** begin Given information **

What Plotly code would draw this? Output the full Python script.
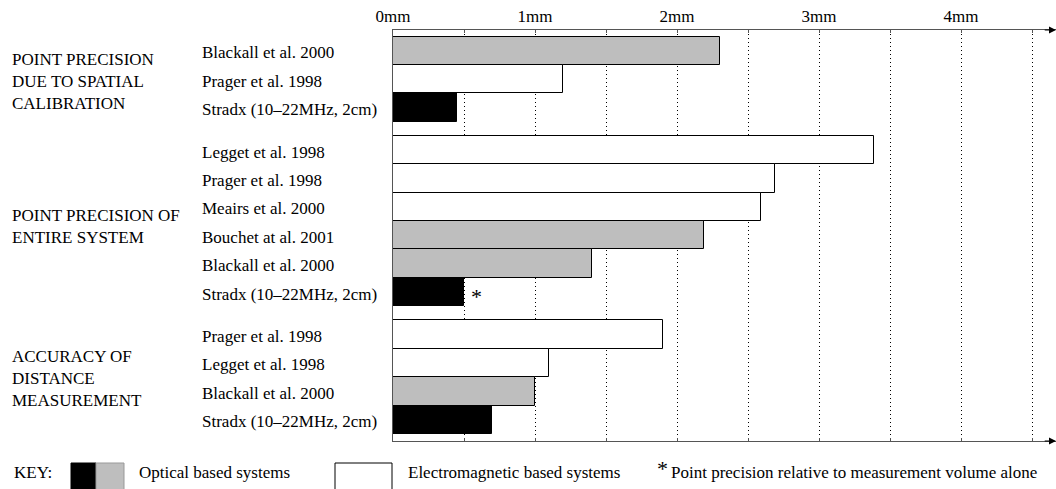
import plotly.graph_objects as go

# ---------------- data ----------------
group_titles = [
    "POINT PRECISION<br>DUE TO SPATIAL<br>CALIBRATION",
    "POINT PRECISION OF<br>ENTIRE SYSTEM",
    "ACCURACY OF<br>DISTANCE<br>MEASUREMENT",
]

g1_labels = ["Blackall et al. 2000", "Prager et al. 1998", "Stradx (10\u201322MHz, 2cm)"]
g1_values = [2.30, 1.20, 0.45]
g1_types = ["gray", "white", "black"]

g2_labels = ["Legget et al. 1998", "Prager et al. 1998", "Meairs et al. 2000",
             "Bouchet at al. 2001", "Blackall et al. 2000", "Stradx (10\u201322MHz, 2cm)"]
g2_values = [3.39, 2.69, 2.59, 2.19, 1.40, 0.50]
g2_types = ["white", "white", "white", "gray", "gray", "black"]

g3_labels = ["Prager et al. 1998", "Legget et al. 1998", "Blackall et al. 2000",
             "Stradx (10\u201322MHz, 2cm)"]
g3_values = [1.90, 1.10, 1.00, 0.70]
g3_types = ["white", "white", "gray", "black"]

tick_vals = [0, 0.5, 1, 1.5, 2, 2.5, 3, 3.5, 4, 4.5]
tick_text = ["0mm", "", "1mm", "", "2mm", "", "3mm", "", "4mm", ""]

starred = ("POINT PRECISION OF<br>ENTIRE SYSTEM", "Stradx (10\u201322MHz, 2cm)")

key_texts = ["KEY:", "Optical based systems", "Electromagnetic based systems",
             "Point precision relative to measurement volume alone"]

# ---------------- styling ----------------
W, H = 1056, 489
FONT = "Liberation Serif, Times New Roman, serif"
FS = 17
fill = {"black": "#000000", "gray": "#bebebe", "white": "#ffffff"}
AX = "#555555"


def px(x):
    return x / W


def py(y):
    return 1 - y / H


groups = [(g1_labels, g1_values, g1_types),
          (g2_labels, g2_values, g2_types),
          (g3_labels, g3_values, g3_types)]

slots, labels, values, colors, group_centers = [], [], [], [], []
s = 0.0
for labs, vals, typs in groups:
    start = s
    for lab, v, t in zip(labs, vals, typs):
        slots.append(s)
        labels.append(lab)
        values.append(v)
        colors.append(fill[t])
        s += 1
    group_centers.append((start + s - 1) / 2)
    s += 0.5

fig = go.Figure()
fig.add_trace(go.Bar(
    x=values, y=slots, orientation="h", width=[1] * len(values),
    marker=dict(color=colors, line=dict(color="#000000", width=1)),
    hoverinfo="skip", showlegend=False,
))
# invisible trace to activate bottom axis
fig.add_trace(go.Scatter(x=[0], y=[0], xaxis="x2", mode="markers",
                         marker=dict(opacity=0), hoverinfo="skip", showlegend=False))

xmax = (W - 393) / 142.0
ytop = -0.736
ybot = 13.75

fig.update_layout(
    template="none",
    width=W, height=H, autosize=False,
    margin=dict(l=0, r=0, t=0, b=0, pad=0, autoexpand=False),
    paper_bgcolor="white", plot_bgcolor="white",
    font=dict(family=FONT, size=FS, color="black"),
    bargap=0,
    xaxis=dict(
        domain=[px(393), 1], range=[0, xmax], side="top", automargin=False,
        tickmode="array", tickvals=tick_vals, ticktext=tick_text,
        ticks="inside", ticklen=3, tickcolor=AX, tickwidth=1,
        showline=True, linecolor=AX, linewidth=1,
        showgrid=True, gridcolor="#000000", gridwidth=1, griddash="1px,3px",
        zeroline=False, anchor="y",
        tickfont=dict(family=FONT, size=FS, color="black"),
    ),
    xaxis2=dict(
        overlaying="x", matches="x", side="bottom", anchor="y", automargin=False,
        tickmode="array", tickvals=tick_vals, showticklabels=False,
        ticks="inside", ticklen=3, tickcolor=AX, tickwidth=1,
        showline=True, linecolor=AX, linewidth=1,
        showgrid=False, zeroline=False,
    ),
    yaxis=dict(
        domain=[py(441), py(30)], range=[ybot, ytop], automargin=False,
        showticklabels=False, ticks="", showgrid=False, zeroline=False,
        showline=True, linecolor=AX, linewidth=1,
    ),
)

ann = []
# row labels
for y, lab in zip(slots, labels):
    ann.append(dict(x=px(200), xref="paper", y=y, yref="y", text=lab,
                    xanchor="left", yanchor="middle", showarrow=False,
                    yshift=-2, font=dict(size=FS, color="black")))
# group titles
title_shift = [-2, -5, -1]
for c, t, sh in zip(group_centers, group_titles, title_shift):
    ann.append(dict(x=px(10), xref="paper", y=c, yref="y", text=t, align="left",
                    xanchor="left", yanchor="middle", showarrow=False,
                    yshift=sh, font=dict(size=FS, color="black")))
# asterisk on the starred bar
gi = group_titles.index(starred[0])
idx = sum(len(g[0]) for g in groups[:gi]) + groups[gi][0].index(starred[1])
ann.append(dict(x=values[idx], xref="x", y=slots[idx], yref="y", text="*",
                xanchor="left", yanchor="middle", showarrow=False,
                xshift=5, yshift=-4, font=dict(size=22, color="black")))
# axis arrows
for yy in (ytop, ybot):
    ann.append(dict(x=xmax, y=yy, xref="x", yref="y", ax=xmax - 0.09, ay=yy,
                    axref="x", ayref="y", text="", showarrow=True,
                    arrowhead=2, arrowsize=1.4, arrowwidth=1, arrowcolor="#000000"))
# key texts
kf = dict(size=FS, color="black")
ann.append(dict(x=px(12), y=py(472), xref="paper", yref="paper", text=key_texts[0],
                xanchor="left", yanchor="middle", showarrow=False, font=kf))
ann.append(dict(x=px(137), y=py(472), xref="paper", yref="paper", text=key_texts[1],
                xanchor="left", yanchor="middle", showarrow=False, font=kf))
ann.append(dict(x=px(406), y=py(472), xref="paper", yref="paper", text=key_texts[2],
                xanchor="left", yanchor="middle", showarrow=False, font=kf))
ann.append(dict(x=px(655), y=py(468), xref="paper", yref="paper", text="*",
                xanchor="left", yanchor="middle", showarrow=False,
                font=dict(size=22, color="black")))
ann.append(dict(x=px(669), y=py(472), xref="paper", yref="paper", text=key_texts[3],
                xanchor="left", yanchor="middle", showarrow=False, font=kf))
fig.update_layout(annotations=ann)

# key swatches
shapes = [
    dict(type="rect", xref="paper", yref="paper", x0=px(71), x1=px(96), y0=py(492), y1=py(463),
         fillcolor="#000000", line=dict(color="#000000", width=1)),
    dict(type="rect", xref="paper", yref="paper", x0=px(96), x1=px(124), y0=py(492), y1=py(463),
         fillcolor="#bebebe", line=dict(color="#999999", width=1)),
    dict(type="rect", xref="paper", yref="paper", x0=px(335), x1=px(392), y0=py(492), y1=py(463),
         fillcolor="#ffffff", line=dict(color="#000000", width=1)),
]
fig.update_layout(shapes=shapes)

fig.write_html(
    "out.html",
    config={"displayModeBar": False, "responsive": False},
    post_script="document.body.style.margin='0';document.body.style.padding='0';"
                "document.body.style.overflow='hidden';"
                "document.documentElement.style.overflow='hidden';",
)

** end Given information **

What to do: Write out again exactly the lines from the start of the data above through the line containing "(g3_labels, g3_values, g3_types)]", inclusive, excluding any pictures.

Expected output:
What Plotly code would draw this? Output the full Python script.
import plotly.graph_objects as go

# ---------------- data ----------------
group_titles = [
    "POINT PRECISION<br>DUE TO SPATIAL<br>CALIBRATION",
    "POINT PRECISION OF<br>ENTIRE SYSTEM",
    "ACCURACY OF<br>DISTANCE<br>MEASUREMENT",
]

g1_labels = ["Blackall et al. 2000", "Prager et al. 1998", "Stradx (10\u201322MHz, 2cm)"]
g1_values = [2.30, 1.20, 0.45]
g1_types = ["gray", "white", "black"]

g2_labels = ["Legget et al. 1998", "Prager et al. 1998", "Meairs et al. 2000",
             "Bouchet at al. 2001", "Blackall et al. 2000", "Stradx (10\u201322MHz, 2cm)"]
g2_values = [3.39, 2.69, 2.59, 2.19, 1.40, 0.50]
g2_types = ["white", "white", "white", "gray", "gray", "black"]

g3_labels = ["Prager et al. 1998", "Legget et al. 1998", "Blackall et al. 2000",
             "Stradx (10\u201322MHz, 2cm)"]
g3_values = [1.90, 1.10, 1.00, 0.70]
g3_types = ["white", "white", "gray", "black"]

tick_vals = [0, 0.5, 1, 1.5, 2, 2.5, 3, 3.5, 4, 4.5]
tick_text = ["0mm", "", "1mm", "", "2mm", "", "3mm", "", "4mm", ""]

starred = ("POINT PRECISION OF<br>ENTIRE SYSTEM", "Stradx (10\u201322MHz, 2cm)")

key_texts = ["KEY:", "Optical based systems", "Electromagnetic based systems",
             "Point precision relative to measurement volume alone"]

# ---------------- styling ----------------
W, H = 1056, 489
FONT = "Liberation Serif, Times New Roman, serif"
FS = 17
fill = {"black": "#000000", "gray": "#bebebe", "white": "#ffffff"}
AX = "#555555"


def px(x):
    return x / W


def py(y):
    return 1 - y / H


groups = [(g1_labels, g1_values, g1_types),
          (g2_labels, g2_values, g2_types),
          (g3_labels, g3_values, g3_types)]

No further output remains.